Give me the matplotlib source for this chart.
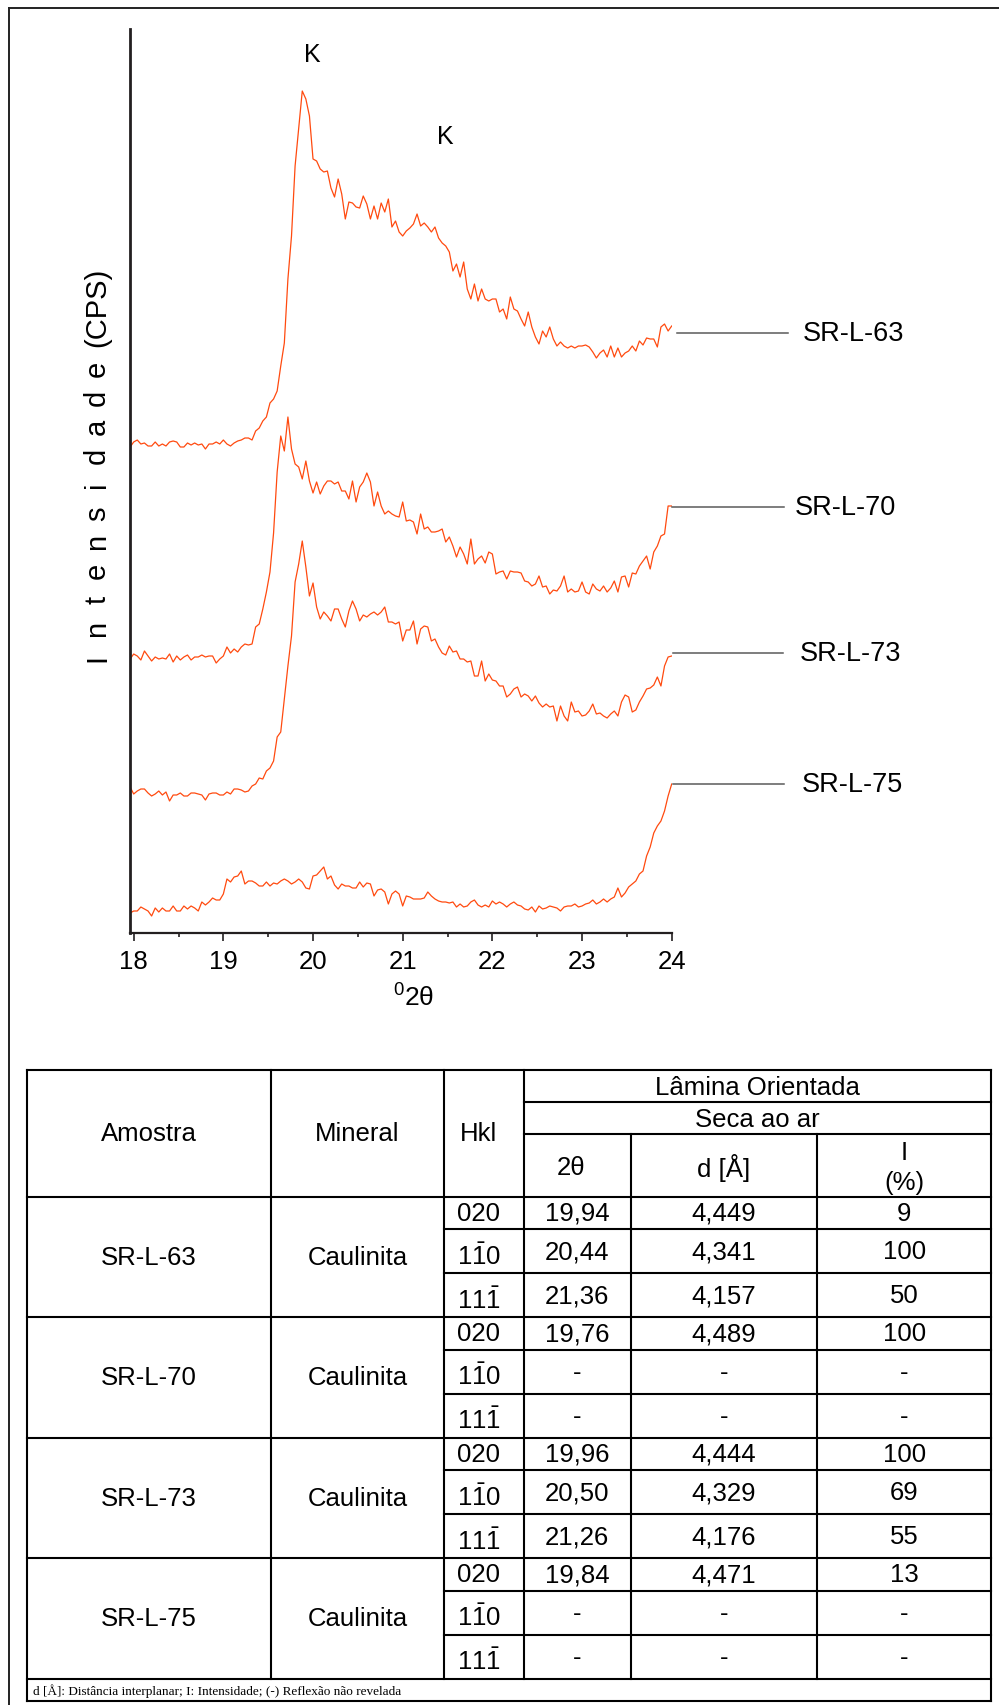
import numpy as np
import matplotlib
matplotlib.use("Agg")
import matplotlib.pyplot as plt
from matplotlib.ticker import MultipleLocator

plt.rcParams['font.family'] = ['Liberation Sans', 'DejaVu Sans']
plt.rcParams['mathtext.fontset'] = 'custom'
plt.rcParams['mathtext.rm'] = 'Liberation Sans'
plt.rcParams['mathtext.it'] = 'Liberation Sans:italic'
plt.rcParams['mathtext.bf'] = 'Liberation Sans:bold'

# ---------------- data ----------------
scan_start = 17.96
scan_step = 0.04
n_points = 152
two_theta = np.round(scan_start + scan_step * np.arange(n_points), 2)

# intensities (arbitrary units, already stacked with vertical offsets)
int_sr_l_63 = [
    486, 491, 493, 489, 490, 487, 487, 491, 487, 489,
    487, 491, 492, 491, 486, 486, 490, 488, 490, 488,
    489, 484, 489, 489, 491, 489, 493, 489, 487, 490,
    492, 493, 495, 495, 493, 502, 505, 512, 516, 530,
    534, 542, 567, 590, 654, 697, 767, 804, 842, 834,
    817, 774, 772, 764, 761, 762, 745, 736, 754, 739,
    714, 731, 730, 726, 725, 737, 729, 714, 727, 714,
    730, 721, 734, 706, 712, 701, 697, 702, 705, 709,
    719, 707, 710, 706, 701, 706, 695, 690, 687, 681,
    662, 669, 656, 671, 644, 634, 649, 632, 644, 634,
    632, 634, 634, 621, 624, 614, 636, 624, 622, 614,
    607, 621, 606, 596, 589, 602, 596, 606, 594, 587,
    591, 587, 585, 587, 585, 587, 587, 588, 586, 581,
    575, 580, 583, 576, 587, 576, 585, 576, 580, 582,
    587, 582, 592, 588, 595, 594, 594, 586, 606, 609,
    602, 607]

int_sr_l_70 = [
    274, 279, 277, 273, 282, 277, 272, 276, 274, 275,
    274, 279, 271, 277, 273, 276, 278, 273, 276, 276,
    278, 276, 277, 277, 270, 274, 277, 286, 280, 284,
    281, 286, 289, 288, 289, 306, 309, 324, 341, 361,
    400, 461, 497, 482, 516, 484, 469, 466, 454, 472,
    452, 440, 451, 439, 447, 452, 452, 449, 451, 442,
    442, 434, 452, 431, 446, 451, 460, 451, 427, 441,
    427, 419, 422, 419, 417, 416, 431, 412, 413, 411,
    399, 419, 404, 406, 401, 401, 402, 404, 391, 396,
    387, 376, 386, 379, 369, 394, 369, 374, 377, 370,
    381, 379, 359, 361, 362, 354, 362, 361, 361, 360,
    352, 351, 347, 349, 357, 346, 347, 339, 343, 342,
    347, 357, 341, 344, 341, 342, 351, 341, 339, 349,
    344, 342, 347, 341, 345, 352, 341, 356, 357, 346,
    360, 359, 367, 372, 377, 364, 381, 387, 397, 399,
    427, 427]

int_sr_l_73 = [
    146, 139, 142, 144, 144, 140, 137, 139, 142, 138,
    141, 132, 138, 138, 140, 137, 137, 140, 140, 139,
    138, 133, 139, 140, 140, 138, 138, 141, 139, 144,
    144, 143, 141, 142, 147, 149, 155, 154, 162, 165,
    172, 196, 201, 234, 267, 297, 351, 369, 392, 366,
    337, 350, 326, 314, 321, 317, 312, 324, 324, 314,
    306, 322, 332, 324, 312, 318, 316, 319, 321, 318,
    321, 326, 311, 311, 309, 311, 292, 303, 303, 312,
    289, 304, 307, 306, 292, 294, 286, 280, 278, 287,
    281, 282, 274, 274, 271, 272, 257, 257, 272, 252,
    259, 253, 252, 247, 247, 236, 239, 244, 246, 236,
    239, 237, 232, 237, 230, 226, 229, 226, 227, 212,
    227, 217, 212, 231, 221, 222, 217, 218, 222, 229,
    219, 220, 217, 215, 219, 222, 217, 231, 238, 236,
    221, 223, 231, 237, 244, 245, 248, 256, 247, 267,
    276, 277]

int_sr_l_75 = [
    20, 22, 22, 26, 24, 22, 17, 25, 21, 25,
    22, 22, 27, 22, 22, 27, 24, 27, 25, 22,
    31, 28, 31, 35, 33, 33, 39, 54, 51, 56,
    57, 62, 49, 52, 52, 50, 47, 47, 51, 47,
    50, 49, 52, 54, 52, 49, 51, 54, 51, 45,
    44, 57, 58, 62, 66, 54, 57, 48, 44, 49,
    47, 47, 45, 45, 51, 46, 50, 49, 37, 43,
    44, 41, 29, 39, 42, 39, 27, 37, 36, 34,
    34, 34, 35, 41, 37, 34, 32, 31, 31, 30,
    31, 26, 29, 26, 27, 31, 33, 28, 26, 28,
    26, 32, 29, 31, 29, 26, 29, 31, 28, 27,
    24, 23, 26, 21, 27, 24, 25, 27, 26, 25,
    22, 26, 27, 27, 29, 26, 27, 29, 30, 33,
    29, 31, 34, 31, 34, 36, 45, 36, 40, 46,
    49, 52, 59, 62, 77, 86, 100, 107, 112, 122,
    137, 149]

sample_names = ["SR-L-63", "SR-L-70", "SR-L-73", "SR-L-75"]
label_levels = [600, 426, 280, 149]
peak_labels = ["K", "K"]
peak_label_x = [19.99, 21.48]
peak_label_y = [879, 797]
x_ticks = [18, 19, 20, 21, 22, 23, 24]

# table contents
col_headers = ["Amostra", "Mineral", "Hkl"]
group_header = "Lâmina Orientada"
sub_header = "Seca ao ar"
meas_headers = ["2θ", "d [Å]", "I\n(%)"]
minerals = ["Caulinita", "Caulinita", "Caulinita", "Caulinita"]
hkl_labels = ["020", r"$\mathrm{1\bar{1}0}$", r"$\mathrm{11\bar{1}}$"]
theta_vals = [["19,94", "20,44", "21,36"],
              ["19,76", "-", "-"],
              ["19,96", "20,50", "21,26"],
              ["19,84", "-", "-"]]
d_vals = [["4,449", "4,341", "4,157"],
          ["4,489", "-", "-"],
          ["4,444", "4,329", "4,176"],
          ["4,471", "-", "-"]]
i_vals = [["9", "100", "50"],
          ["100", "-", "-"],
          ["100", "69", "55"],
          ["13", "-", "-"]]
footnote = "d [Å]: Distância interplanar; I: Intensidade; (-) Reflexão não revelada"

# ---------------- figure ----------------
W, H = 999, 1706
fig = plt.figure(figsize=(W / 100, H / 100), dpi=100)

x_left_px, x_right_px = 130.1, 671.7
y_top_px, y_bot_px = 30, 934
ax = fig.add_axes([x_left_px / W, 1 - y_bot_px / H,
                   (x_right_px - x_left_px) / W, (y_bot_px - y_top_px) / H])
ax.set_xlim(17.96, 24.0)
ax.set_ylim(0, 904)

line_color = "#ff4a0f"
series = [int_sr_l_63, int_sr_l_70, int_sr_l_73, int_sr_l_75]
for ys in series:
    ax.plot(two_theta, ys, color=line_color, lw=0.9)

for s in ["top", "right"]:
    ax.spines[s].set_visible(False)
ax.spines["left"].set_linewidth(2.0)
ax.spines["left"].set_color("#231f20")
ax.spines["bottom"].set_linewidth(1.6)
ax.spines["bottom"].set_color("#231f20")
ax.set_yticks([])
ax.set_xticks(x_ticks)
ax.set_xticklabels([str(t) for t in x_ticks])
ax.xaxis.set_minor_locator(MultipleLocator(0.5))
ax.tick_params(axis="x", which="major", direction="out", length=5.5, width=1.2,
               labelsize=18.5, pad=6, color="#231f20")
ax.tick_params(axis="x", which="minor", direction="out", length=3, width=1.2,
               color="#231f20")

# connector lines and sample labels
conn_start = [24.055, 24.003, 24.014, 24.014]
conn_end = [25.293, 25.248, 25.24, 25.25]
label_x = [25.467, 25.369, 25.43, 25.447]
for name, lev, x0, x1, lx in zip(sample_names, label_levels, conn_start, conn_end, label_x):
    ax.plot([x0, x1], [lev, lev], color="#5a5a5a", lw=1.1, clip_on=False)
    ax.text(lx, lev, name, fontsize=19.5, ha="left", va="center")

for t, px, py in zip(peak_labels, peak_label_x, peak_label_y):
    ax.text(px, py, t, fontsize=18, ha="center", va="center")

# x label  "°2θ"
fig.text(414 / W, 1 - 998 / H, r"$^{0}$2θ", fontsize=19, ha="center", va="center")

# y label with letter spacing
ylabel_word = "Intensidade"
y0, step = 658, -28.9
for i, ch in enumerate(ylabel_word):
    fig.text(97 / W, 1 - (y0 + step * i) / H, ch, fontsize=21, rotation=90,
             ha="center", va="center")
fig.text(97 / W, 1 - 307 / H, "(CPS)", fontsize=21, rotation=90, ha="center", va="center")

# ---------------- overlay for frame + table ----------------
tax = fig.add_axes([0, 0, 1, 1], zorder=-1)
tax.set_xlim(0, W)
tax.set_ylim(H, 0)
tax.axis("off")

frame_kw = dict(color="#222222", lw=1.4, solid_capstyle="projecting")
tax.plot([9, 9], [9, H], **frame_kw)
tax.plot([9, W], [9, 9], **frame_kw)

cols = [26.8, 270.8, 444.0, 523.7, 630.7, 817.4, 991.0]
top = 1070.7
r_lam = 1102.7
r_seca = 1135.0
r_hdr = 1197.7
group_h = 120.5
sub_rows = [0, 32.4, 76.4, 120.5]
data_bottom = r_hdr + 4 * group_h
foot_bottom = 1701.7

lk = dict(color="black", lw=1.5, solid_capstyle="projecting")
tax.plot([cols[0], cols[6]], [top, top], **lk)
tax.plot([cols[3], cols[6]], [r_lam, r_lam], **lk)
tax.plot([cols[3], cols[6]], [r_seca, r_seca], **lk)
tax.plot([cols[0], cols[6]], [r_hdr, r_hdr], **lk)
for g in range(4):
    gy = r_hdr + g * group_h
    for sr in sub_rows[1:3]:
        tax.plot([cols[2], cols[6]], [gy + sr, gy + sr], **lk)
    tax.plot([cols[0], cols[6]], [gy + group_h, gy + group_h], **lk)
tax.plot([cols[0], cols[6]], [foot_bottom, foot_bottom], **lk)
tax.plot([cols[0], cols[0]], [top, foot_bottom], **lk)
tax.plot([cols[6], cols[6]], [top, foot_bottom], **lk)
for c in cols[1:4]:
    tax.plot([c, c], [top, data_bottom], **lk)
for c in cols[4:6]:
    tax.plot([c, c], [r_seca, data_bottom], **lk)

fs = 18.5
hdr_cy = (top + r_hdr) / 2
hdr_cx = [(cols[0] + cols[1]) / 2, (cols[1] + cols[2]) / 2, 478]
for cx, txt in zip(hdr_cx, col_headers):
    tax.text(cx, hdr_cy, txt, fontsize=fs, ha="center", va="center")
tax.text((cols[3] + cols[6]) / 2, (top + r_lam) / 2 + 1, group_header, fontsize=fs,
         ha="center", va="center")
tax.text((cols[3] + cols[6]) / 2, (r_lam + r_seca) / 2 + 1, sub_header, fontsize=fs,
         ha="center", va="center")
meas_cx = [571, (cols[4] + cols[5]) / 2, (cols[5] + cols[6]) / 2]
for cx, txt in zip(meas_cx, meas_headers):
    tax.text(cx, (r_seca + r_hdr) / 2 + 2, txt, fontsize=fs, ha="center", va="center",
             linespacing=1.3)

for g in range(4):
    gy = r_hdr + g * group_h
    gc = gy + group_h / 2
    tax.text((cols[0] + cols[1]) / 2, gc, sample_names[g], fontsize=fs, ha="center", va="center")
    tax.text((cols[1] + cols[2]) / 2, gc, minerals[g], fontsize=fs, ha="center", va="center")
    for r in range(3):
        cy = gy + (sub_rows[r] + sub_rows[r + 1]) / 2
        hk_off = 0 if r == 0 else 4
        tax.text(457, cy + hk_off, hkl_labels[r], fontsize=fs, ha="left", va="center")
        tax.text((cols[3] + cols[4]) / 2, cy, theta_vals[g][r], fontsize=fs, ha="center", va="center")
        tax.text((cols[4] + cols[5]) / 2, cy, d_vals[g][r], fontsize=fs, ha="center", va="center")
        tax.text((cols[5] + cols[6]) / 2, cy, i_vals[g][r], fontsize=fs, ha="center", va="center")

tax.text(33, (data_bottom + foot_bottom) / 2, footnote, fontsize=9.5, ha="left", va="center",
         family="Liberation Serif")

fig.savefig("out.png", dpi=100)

### Task goal
Write out an exact copy of the listing, first line through the line containing "two_theta = np.round(scan_start", with the pictures left out.

### Exercise answer
Give me the matplotlib source for this chart.
import numpy as np
import matplotlib
matplotlib.use("Agg")
import matplotlib.pyplot as plt
from matplotlib.ticker import MultipleLocator

plt.rcParams['font.family'] = ['Liberation Sans', 'DejaVu Sans']
plt.rcParams['mathtext.fontset'] = 'custom'
plt.rcParams['mathtext.rm'] = 'Liberation Sans'
plt.rcParams['mathtext.it'] = 'Liberation Sans:italic'
plt.rcParams['mathtext.bf'] = 'Liberation Sans:bold'

# ---------------- data ----------------
scan_start = 17.96
scan_step = 0.04
n_points = 152
two_theta = np.round(scan_start + scan_step * np.arange(n_points), 2)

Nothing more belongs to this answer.